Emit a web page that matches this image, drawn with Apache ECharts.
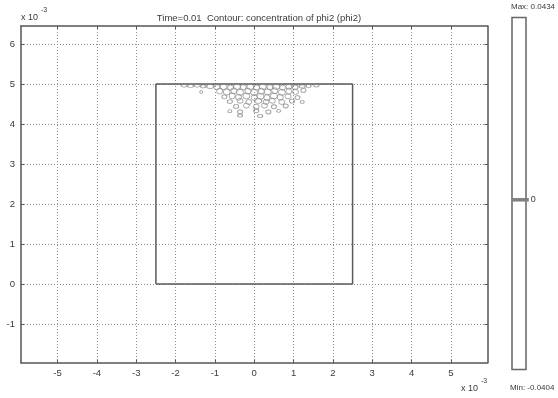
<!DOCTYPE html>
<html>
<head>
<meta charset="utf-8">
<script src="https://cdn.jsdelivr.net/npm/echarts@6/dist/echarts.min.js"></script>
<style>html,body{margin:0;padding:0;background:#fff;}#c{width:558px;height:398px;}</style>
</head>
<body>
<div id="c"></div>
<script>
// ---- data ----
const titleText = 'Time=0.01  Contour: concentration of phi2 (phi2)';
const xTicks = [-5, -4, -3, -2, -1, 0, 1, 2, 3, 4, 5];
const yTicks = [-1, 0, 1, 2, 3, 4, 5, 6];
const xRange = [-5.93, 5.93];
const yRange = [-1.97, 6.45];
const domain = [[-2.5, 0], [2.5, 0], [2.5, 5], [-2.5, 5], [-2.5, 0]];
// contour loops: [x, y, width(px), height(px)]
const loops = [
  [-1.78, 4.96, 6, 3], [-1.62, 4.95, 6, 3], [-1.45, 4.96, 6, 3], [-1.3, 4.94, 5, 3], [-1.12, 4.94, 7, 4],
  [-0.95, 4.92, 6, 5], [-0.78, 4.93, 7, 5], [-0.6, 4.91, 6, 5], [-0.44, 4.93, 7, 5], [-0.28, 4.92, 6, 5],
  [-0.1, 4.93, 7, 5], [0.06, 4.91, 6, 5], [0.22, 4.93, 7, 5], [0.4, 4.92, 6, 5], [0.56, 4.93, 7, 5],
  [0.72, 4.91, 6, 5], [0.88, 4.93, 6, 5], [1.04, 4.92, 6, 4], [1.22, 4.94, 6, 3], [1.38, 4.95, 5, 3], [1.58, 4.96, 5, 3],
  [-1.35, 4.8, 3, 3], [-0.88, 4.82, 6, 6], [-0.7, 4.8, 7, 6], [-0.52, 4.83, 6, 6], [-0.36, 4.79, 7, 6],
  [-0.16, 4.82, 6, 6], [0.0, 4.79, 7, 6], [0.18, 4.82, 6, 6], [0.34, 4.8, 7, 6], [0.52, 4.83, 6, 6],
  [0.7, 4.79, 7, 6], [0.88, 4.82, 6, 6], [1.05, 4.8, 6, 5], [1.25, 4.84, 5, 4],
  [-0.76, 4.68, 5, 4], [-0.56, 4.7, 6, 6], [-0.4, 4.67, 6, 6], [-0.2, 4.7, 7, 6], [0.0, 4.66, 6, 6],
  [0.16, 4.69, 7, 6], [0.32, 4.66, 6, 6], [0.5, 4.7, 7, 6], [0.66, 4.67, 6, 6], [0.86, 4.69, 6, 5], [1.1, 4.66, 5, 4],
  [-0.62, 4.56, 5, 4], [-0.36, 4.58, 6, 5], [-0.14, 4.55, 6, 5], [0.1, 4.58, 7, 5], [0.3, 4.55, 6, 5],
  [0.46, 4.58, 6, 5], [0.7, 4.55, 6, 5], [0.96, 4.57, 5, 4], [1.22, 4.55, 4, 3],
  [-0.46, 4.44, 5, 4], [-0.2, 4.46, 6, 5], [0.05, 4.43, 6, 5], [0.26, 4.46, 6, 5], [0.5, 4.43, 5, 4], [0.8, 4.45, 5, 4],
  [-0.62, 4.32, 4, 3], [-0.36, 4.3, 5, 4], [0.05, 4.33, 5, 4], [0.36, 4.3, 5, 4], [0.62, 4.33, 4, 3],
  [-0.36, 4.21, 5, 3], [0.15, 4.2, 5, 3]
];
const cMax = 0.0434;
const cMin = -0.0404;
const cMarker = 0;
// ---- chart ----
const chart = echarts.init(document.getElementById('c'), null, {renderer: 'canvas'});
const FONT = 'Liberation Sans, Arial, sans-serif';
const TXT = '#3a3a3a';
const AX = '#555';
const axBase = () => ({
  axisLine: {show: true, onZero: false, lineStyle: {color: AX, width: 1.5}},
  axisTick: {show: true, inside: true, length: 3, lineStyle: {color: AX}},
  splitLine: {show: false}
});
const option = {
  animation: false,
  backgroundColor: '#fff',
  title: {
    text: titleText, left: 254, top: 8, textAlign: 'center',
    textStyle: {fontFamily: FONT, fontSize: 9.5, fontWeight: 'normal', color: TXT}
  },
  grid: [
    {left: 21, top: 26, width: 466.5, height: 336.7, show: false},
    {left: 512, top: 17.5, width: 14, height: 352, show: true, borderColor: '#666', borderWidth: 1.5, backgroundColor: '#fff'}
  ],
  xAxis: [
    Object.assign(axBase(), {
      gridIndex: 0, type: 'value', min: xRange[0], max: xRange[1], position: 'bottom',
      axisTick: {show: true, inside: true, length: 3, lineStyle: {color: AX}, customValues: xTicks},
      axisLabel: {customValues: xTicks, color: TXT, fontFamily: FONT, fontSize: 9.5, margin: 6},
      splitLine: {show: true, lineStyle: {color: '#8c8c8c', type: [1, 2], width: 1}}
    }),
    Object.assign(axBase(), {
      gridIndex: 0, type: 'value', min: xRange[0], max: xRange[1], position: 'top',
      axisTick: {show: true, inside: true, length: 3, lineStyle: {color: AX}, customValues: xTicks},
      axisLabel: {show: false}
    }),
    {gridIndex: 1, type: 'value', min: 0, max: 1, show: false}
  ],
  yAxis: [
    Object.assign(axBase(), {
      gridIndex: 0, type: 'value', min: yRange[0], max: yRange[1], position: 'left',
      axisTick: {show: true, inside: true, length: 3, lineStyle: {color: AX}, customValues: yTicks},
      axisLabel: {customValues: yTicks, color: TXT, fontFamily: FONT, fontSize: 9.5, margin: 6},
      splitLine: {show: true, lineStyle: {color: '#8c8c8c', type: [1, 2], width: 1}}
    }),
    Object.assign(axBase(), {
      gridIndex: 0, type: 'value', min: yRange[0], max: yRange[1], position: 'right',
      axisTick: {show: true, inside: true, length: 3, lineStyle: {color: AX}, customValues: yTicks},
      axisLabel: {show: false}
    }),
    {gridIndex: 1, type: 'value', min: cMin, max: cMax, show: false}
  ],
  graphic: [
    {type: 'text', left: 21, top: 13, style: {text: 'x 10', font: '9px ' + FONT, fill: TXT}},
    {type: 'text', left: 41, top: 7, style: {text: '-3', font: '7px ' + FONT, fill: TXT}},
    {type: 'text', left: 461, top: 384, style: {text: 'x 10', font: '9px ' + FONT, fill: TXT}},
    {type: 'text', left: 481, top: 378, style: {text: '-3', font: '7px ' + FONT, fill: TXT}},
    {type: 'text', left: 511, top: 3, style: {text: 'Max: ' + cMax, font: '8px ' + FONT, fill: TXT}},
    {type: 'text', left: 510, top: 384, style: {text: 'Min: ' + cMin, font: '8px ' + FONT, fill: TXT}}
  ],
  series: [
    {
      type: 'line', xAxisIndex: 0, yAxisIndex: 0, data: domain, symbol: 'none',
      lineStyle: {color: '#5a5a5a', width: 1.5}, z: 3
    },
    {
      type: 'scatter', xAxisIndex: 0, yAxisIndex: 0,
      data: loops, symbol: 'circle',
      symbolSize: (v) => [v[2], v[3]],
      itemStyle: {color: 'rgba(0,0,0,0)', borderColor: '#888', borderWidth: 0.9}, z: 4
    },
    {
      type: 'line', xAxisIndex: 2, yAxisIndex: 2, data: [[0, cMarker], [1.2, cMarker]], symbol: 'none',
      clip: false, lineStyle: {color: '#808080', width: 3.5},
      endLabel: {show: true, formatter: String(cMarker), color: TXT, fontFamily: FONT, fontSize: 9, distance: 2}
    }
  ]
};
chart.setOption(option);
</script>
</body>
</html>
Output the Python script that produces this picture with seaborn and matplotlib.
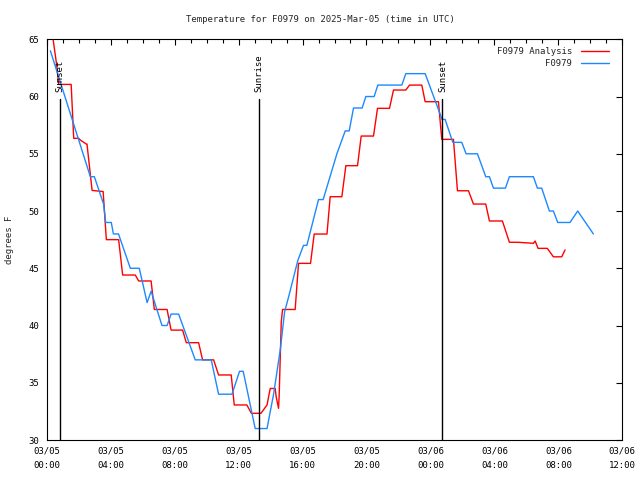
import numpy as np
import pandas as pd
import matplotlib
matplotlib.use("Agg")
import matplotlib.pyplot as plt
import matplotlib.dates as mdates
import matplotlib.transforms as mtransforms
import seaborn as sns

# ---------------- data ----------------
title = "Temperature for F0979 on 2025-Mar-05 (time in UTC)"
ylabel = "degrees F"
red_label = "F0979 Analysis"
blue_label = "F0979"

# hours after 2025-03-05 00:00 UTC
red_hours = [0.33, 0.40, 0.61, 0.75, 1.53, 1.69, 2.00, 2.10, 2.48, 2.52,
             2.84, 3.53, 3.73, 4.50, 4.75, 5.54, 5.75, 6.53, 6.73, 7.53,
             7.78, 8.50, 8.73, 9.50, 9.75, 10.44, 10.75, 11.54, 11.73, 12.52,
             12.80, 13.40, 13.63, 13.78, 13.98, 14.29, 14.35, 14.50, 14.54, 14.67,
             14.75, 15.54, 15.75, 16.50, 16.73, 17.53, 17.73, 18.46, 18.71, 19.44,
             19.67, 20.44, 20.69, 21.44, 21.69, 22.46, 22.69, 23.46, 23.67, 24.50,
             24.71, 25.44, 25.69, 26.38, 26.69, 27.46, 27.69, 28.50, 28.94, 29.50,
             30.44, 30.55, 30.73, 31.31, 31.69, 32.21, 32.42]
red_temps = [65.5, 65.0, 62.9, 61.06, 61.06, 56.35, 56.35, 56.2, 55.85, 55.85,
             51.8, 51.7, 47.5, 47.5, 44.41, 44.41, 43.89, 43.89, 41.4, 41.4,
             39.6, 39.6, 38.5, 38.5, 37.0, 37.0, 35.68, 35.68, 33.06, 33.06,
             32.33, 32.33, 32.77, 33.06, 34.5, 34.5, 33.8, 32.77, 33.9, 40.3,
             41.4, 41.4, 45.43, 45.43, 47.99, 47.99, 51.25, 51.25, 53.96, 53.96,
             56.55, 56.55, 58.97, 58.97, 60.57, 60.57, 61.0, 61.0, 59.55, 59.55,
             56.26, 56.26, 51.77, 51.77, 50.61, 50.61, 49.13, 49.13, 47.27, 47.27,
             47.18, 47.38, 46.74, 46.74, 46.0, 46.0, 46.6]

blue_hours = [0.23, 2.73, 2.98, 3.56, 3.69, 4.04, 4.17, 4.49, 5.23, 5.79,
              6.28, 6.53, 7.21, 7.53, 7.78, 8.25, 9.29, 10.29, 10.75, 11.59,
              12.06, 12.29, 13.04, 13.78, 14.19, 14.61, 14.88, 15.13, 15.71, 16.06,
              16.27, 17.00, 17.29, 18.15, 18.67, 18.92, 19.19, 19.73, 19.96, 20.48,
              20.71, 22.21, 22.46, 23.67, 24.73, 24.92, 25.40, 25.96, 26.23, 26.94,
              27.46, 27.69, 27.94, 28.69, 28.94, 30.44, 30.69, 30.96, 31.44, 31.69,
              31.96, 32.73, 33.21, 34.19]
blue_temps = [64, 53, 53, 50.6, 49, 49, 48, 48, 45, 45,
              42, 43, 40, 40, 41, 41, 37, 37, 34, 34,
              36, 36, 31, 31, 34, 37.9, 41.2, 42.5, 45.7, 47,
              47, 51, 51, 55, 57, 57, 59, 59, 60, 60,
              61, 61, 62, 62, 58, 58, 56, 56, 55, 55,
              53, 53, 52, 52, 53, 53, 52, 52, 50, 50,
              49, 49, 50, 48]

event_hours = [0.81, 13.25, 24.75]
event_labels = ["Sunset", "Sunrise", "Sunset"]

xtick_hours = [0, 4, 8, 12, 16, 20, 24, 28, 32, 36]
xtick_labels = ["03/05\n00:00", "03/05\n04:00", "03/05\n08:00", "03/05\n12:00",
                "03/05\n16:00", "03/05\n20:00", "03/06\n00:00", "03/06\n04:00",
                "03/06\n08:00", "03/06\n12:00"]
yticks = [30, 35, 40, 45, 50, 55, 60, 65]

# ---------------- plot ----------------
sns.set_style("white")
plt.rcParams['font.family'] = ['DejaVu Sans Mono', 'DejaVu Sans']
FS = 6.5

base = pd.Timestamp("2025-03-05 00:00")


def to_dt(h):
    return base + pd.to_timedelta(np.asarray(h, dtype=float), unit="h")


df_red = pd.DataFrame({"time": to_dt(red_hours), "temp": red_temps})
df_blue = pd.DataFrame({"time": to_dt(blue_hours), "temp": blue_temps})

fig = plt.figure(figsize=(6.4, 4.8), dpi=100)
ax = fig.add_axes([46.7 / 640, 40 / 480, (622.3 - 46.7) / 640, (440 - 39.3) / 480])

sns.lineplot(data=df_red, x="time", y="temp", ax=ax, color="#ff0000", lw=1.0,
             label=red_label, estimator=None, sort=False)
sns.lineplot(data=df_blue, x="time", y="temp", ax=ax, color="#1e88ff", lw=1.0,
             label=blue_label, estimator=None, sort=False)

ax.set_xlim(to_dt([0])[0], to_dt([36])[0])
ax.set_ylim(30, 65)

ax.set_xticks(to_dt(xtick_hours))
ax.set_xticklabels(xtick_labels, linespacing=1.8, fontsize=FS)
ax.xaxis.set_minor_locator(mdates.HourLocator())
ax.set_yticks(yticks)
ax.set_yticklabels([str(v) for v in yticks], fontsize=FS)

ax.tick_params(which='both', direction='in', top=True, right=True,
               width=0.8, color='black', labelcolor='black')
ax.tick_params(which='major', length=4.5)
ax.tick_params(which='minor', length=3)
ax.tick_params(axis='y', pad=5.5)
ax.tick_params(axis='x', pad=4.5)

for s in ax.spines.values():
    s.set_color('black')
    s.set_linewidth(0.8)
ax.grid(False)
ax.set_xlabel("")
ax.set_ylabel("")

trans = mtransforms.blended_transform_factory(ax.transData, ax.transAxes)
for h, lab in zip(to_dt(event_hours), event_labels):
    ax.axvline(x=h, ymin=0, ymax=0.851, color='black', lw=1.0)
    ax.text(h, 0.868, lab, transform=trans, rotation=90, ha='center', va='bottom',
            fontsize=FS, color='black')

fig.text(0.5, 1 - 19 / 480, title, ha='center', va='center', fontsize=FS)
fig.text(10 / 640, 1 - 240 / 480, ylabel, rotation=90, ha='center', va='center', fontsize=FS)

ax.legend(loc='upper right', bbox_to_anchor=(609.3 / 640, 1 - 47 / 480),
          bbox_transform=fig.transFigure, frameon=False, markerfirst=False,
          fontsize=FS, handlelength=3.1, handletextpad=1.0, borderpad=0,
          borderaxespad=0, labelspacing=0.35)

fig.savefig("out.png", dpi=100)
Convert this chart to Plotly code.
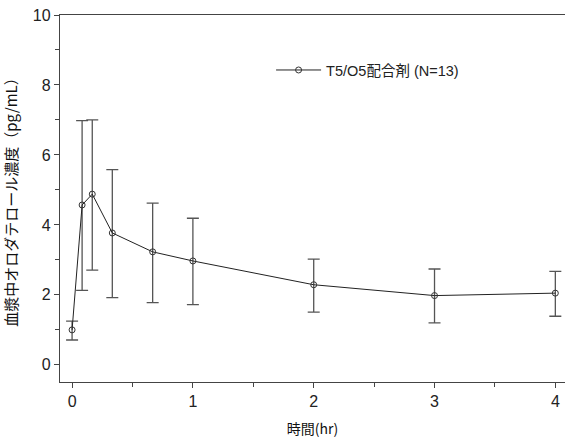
======
THE TASK — Copy all lines in the listing above where the string "this" appears.

SOLUTION —
Emit a web page that matches this image, drawn with Apache ECharts.
Output the Python script that produces this picture with seaborn and matplotlib.
Convert this chart to Plotly code.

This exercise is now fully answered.